>> Begin Information supplied
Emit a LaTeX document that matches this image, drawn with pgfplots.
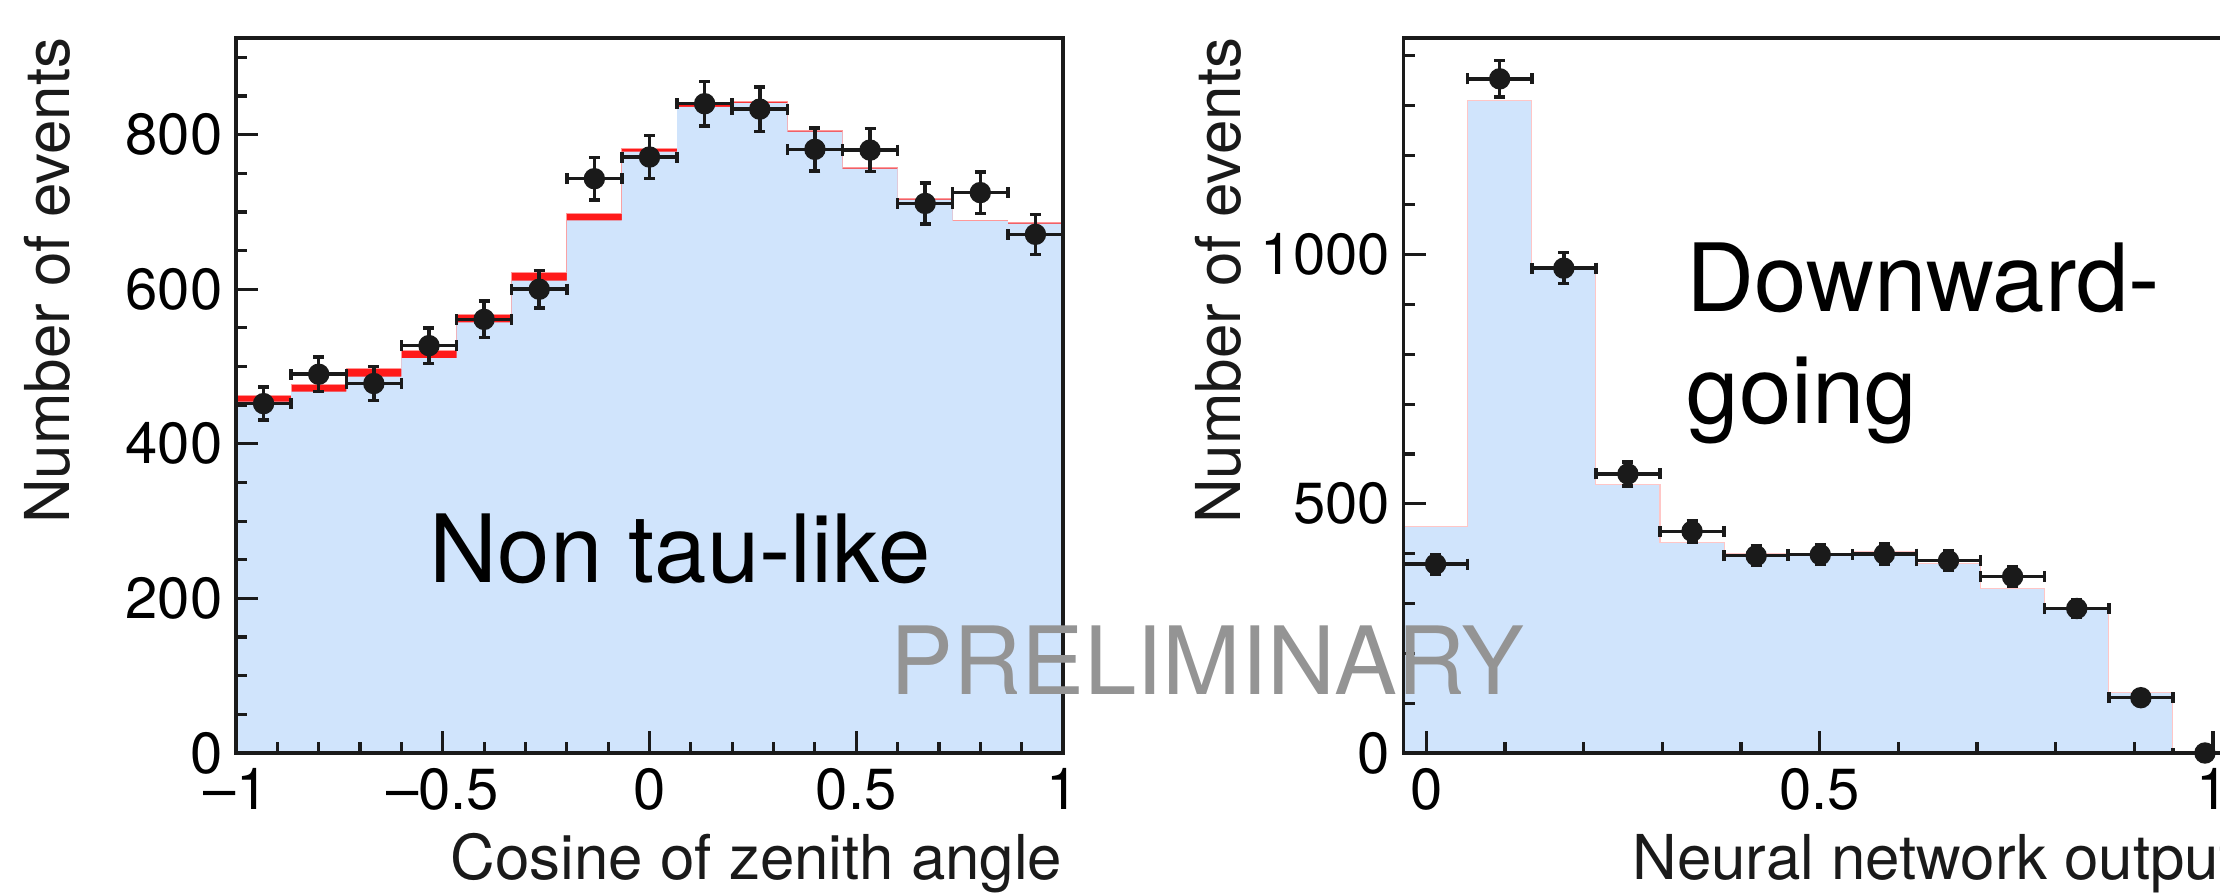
\documentclass[border=0pt]{standalone}
\usepackage{fontspec}
\setmainfont{TeX Gyre Heros}
\usepackage{pgfplots}
\pgfplotsset{compat=1.18}

\definecolor{histblue}{HTML}{D0E4FC}
\definecolor{histred}{HTML}{FF1A1A}
\definecolor{dataink}{HTML}{1A1A1A}
\definecolor{prelim}{HTML}{949494}

\newcommand{\tickfont}{\fontsize{16.5}{19}\selectfont}
\newcommand{\labelfont}{\fontsize{17.6}{21}\selectfont}
\newcommand{\bigfont}{\fontsize{26.8}{32}\selectfont}

% ROOT-like frame: ticks inside, only bottom and left
\pgfplotsset{rootframe/.style={
    scale only axis,
    axis on top,
    clip mode=individual,
    anchor=south west,
    ymin=0,
    axis line style={line width=1pt, dataink},
    tick style={line width=0.9pt, dataink},
    tick align=inside,
    tick pos=left,
    major tick length=0.22cm,
    minor tick length=0.11cm,
    tick label style={font=\tickfont},
    yticklabel style={inner sep=0pt, xshift=-0.13cm},
    xticklabel style={inner sep=0pt, yshift=-0.15cm},
},
datapts/.style={
    only marks, mark=*, mark size=0.1cm,
    mark options={fill=dataink, draw=dataink},
    error bars/.cd,
      x dir=both, x explicit, y dir=both, y explicit,
      error bar style={line width=1pt, dataink},
      error mark=-,
      error mark options={rotate=90, line width=1pt, mark size=0.055cm, dataink},
}}

\begin{document}
\begin{tikzpicture}
\path[use as bounding box] (0,0) rectangle (22.2,8.92);
\clip (0,0) rectangle (22.2,8.92);

% ---------------- left: non tau-like, cos zenith ----------------
\begin{axis}[rootframe,
    at={(2.36cm,1.39cm)},
    width=8.27cm, height=7.15cm,
    xmin=-1, xmax=1, ymax=925,
    xtick={-1,-0.5,0,0.5,1},
    xticklabels={\textendash1,\textendash0.5,0,0.5,1},
    minor xtick={-0.9,-0.8,-0.7,-0.6,-0.4,-0.3,-0.2,-0.1,0.1,0.2,0.3,0.4,0.6,0.7,0.8,0.9},
    ytick={0,200,400,600,800},
    yticklabels={0,200,400,600,800},
    minor ytick={50,100,150,250,300,350,450,500,550,650,700,750,850,900},
]
% expectation incl. signal (red), shows above the blue one
\addplot[const plot mark left, fill=histred, draw=histred!45, line width=0.3pt] coordinates {
    (-1,463) (-0.86667,477) (-0.73333,497) (-0.6,521) (-0.46667,567)
    (-0.33333,622) (-0.2,698) (-0.06667,782) (0.06667,840) (0.2,843)
    (0.33333,805) (0.46667,757) (0.6,717) (0.73333,689) (0.86667,686) (1,686)
} \closedcycle;
\addplot[const plot mark left, fill=histblue, draw=none] coordinates {
    (-1,454.5) (-0.86667,467.4) (-0.73333,487) (-0.6,511) (-0.46667,557)
    (-0.33333,611) (-0.2,689) (-0.06667,778) (0.06667,836) (0.2,841)
    (0.33333,804) (0.46667,756) (0.6,716) (0.73333,688) (0.86667,685) (1,685)
} \closedcycle;
\addplot[datapts] coordinates {
    (-0.93333,452) +- (0.066667,21.3)
    (-0.8,490)     +- (0.066667,22.1)
    (-0.66667,478) +- (0.066667,21.9)
    (-0.53333,527) +- (0.066667,23.0)
    (-0.4,561)     +- (0.066667,23.7)
    (-0.26667,600) +- (0.066667,24.5)
    (-0.13333,743) +- (0.066667,27.3)
    (0,771)        +- (0.066667,27.8)
    (0.13333,840)  +- (0.066667,29.0)
    (0.26667,833)  +- (0.066667,28.9)
    (0.4,781)      +- (0.066667,27.9)
    (0.53333,780)  +- (0.066667,27.9)
    (0.66667,711)  +- (0.066667,26.7)
    (0.8,725)      +- (0.066667,26.9)
    (0.93333,671)  +- (0.066667,25.9)
};
\end{axis}

% ---------------- right: downward-going, NN output ----------------
\begin{axis}[rootframe,
    at={(14.035cm,1.39cm)},
    width=8.335cm, height=7.15cm,
    xmin=-0.029, xmax=1.0305, ymax=1435,
    xtick={0,0.5,1},
    xticklabels={0,0.5,1},
    minor xtick={0.1,0.2,0.3,0.4,0.6,0.7,0.8,0.9},
    ytick={0,500,1000},
    yticklabels={0,500,1000},
    minor ytick={100,200,300,400,600,700,800,900,1100,1200,1300,1400},
]
\addplot[const plot mark left, fill=histblue, draw=histred!25, line width=0.3pt] coordinates {
    (-0.029,455) (0.0525,1310) (0.134,975) (0.2155,538) (0.297,422)
    (0.3785,400) (0.46,401) (0.5415,405) (0.623,380) (0.7045,330)
    (0.786,288) (0.8675,122) (0.949,0) (1.0305,0)
} \closedcycle;
\addplot[datapts] coordinates {
    (0.01175,379)  +- (0.04075,19.5)
    (0.09325,1353) +- (0.04075,36.8)
    (0.17475,973)  +- (0.04075,31.2)
    (0.25625,560)  +- (0.04075,23.7)
    (0.33775,445)  +- (0.04075,21.1)
    (0.41925,396)  +- (0.04075,19.9)
    (0.50075,398)  +- (0.04075,19.9)
    (0.58225,399)  +- (0.04075,20.0)
    (0.66375,386)  +- (0.04075,19.6)
    (0.74525,354)  +- (0.04075,18.8)
    (0.82675,290)  +- (0.04075,17.0)
    (0.90825,111)  +- (0.04075,10.5)
    (0.98975,0)    +- (0.04075,0)
};
\end{axis}

% axis titles, ROOT style: flush with the axis ends
\node[font=\labelfont, rotate=90, anchor=base east, inner sep=0pt, dataink]
    at (0.70,8.55) {Number of events};
\node[font=\labelfont, rotate=90, anchor=base east, inner sep=0pt, dataink]
    at (12.40,8.55) {Number of events};
\node[font=\labelfont, anchor=base east, inner sep=0pt, dataink]
    at (10.63,0.127) {Cosine of zenith angle};
\node[font=\labelfont, anchor=base east, inner sep=0pt, dataink]
    at (22.37,0.127) {Neural network output};

% in-plot captions
\node[font=\bigfont, anchor=base west, inner sep=0pt]
    at (4.29,3.095) {Non tau-like};
\node[font=\bigfont, anchor=base west, inner sep=0pt]
    at (16.86,5.803) {Downward-};
\node[font=\bigfont, anchor=base west, inner sep=0pt]
    at (16.86,4.687) {going};
\node[font=\bigfont, anchor=base west, inner sep=0pt, prelim]
    at (8.90,1.977) {PRELIMINARY};
\end{tikzpicture}
\end{document}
>> End Information supplied
- _Goal_: Look for lines containing the string "with" and copy them all.

- _Output for this exercise_:
Emit a LaTeX document that matches this image, drawn with pgfplots.
% axis titles, ROOT style: flush with the axis ends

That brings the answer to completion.